The gathering in York comes at a pivotal moment for the party and Davey’s leadership. The Lib Dems won three stunning byelection victories against the Conservatives in 12 months and made significant gains on councils, but remain stuck on about 9% in national polling.

One key test will come in May with local elections in England, where the Lib Dems are defending seats they won in 2019, when Theresa May’s Conservatives were struggling desperately.

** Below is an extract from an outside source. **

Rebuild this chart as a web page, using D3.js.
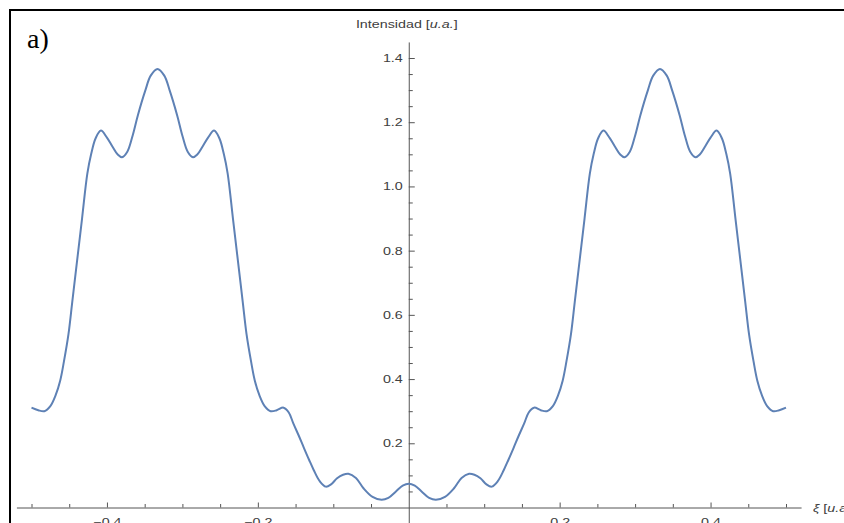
<!DOCTYPE html>
<html>
<head>
<meta charset="utf-8">
<script src="https://cdn.jsdelivr.net/npm/d3@7"></script>
<style>
  html, body { margin: 0; padding: 0; background: #fff; }
  svg { display: block; }
  .tick text { font-family: "Liberation Sans", Arial, sans-serif; font-size: 11px; fill: #404040; }
</style>
</head>
<body>
<svg id="chart" width="844" height="523"></svg>
<script>
// Intensity profile I(ξ), sampled along the spatial-frequency axis
const xi = [
  -0.500, -0.491, -0.483, -0.475, -0.468, -0.462, -0.457, -0.451, -0.446, -0.441,
  -0.433, -0.426, -0.421, -0.415, -0.408, -0.400, -0.393, -0.386, -0.380, -0.373,
  -0.366, -0.359, -0.349, -0.342, -0.333, -0.324, -0.317, -0.307, -0.300, -0.293,
  -0.286, -0.280, -0.273, -0.266, -0.258, -0.251, -0.245, -0.240, -0.233, -0.225,
  -0.220, -0.215, -0.209, -0.204, -0.198, -0.191, -0.183, -0.175, -0.166, -0.159,
  -0.153, -0.146, -0.139, -0.132, -0.126, -0.118, -0.110, -0.103, -0.095, -0.087,
  -0.080, -0.070, -0.060, -0.048, -0.036, -0.027, -0.017, -0.008,
   0.000,
   0.008,  0.017,  0.027,  0.036,  0.048,  0.060,  0.070,  0.080,  0.087,  0.095,
   0.103,  0.110,  0.118,  0.126,  0.132,  0.139,  0.146,  0.153,  0.159,  0.166,
   0.175,  0.183,  0.191,  0.198,  0.204,  0.209,  0.215,  0.220,  0.225,  0.233,
   0.240,  0.245,  0.251,  0.258,  0.266,  0.273,  0.280,  0.286,  0.293,  0.300,
   0.307,  0.317,  0.324,  0.333,  0.342,  0.349,  0.359,  0.366,  0.373,  0.380,
   0.386,  0.393,  0.400,  0.408,  0.415,  0.421,  0.426,  0.433,  0.441,  0.446,
   0.451,  0.457,  0.462,  0.468,  0.475,  0.483,  0.491,  0.500
];
const intensity = [
  0.311, 0.303, 0.300, 0.316, 0.350, 0.395, 0.455, 0.540, 0.640, 0.740,
  0.900, 1.040, 1.100, 1.150, 1.174, 1.152, 1.125, 1.100, 1.091, 1.108,
  1.158, 1.222, 1.300, 1.345, 1.366, 1.345, 1.300, 1.222, 1.158, 1.108,
  1.091, 1.100, 1.125, 1.152, 1.174, 1.150, 1.100, 1.040, 0.900, 0.740,
  0.640, 0.540, 0.455, 0.395, 0.350, 0.316, 0.300, 0.303, 0.311, 0.296,
  0.262, 0.225, 0.186, 0.148, 0.117, 0.082, 0.065, 0.072, 0.091, 0.102,
  0.105, 0.092, 0.060, 0.033, 0.024, 0.030, 0.050, 0.068,
  0.074,
  0.068, 0.050, 0.030, 0.024, 0.033, 0.060, 0.092, 0.105, 0.102, 0.091,
  0.072, 0.065, 0.082, 0.117, 0.148, 0.186, 0.225, 0.262, 0.296, 0.311,
  0.303, 0.300, 0.316, 0.350, 0.395, 0.455, 0.540, 0.640, 0.740, 0.900,
  1.040, 1.100, 1.150, 1.174, 1.152, 1.125, 1.100, 1.091, 1.108, 1.158,
  1.222, 1.300, 1.345, 1.366, 1.345, 1.300, 1.222, 1.158, 1.108, 1.091,
  1.100, 1.125, 1.152, 1.174, 1.150, 1.100, 1.040, 0.900, 0.740, 0.640,
  0.540, 0.455, 0.395, 0.350, 0.316, 0.300, 0.303, 0.311
];

// Axis ticks
const xMajorTicks = [-0.4, -0.2, 0.2, 0.4];
const xMajorLabels = ["\u22120.4", "\u22120.2", "0.2", "0.4"];
const xMinorTicks = [-0.5, -0.45, -0.35, -0.3, -0.25, -0.15, -0.1, -0.05,
                      0.05, 0.1, 0.15, 0.25, 0.3, 0.35, 0.45, 0.5];
const yMajorTicks = [0.2, 0.4, 0.6, 0.8, 1.0, 1.2, 1.4];
const yMajorLabels = ["0.2", "0.4", "0.6", "0.8", "1.0", "1.2", "1.4"];
const yMinorTicks = [0.05, 0.1, 0.15, 0.25, 0.3, 0.35, 0.45, 0.5, 0.55, 0.65, 0.7, 0.75,
                     0.85, 0.9, 0.95, 1.05, 1.1, 1.15, 1.25, 1.3, 1.35];

const svg = d3.select("#chart");
const W = 844, H = 523;
const stretch = 1.3;           // horizontal stretch of the axis lettering
const axisColor = "#555";
const lineColor = "#5E81B5";

svg.append("rect").attr("width", W).attr("height", H).attr("fill", "#fff");

// Scales
const x = d3.scaleLinear().domain([-0.5, 0.5]).range([31.5, 786]);
const y = d3.scaleLinear().domain([0, 1.4]).range([507.5, 58]);

// Axes extend a little past the data range
const xAxisScale = x.copy().domain([-0.52, 0.52]).range([x(-0.52), x(0.52)]);
const yAxisScale = y.copy().domain([-0.05, 1.45]).range([y(-0.05), y(1.45)]);

// x axis (ticks point up, labels below)
const gx = svg.append("g").attr("transform", `translate(0,${y(0)})`);
gx.call(d3.axisBottom(xAxisScale)
  .tickValues(xMajorTicks)
  .tickFormat((d, i) => xMajorLabels[i])
  .tickSizeInner(-5).tickSizeOuter(0).tickPadding(11));
gx.selectAll("text").attr("transform", `scale(${stretch},1)`);
gx.append("g").call(d3.axisBottom(xAxisScale)
  .tickValues(xMinorTicks).tickFormat("")
  .tickSizeInner(-3.5).tickSizeOuter(0))
  .select(".domain").remove();

// y axis (ticks point right, labels left)
const gy = svg.append("g").attr("transform", `translate(${x(0)},0)`);
gy.call(d3.axisLeft(yAxisScale)
  .tickValues(yMajorTicks)
  .tickFormat((d, i) => yMajorLabels[i])
  .tickSizeInner(-6).tickSizeOuter(0).tickPadding(4.6));
gy.selectAll("text").attr("transform", `scale(${stretch},1)`);
gy.append("g").call(d3.axisLeft(yAxisScale)
  .tickValues(yMinorTicks).tickFormat("")
  .tickSizeInner(-4).tickSizeOuter(0))
  .select(".domain").remove();

svg.selectAll(".domain, .tick line").attr("stroke", axisColor).attr("stroke-width", 1);

// Axis titles
const yTitle = svg.append("text")
  .attr("transform", `translate(${x(0) - 2},28) scale(${stretch},1)`)
  .attr("text-anchor", "middle")
  .attr("font-family", "'Liberation Sans', Arial, sans-serif")
  .attr("font-size", 11).attr("fill", "#404040");
yTitle.append("tspan").text("Intensidad [");
yTitle.append("tspan").attr("font-style", "italic").text("u.a.");
yTitle.append("tspan").text("]");

const xTitle = svg.append("text")
  .attr("transform", `translate(813,${y(0) + 4}) scale(${stretch},1)`)
  .attr("text-anchor", "start")
  .attr("font-family", "'Liberation Sans', Arial, sans-serif")
  .attr("font-size", 11).attr("fill", "#404040");
xTitle.append("tspan").attr("font-style", "italic").text("\u03BE");
xTitle.append("tspan").text(" [");
xTitle.append("tspan").attr("font-style", "italic").text("u.a.");
xTitle.append("tspan").text("]");

// Intensity curve
const pts = xi.map((v, i) => [v, intensity[i]]);
svg.append("path")
  .datum(pts)
  .attr("fill", "none")
  .attr("stroke", lineColor)
  .attr("stroke-width", 2)
  .attr("stroke-linejoin", "round")
  .attr("d", d3.line().x(d => x(d[0])).y(d => y(d[1])).curve(d3.curveCatmullRom.alpha(0.5)));

// Panel frame and label
svg.append("path")
  .attr("d", `M10,${H} V10 H${W}`)
  .attr("fill", "none").attr("stroke", "#000").attr("stroke-width", 2);

svg.append("text")
  .attr("x", 27).attr("y", 48)
  .attr("font-family", "'Liberation Serif', 'Times New Roman', serif")
  .attr("font-size", 28).attr("fill", "#000")
  .text("a)");
</script>
</body>
</html>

Despite more than 700 gains then, Lib Dem officials and MPs say the party can win yet more councillors, embedding an election machine into areas they will fight in the general election.

Davey’s main message before the conference was an appeal to Labour votes to lend their support in Conservative-held seats where the Lib Dems are the main challengers, and it was notable that his speech made only a cursory attack on Keir Starmer’s party.

“Labour’s ambitions are hardly much higher,” he said amid a much longer condemnation of Rishi Sunak’s government. “Their only goal seems to be: not as bad as the Conservatives.”

In terms of a positive offering from his party, Davey stressed the need for policies to improve the NHS, particularly ambulance waiting times and access to GPs, regular campaign areas for the Lib Dems, as well as efforts to prevent sewage in waterways.

The speech largely steered away from specifics – while Davey called Brexit “the elephant in the room of British politics”, he gave no details of what the Lib Dems would do about it beyond improving ties with Europe.

He called instead for a wider philosophical shift in policies, based around proportional representation and “shifting more power out of the centre in Whitehall, so local decisions are made by and for the people and communities they affect”.

He added: “That commitment to community politics is one of the foundation stones of our party.”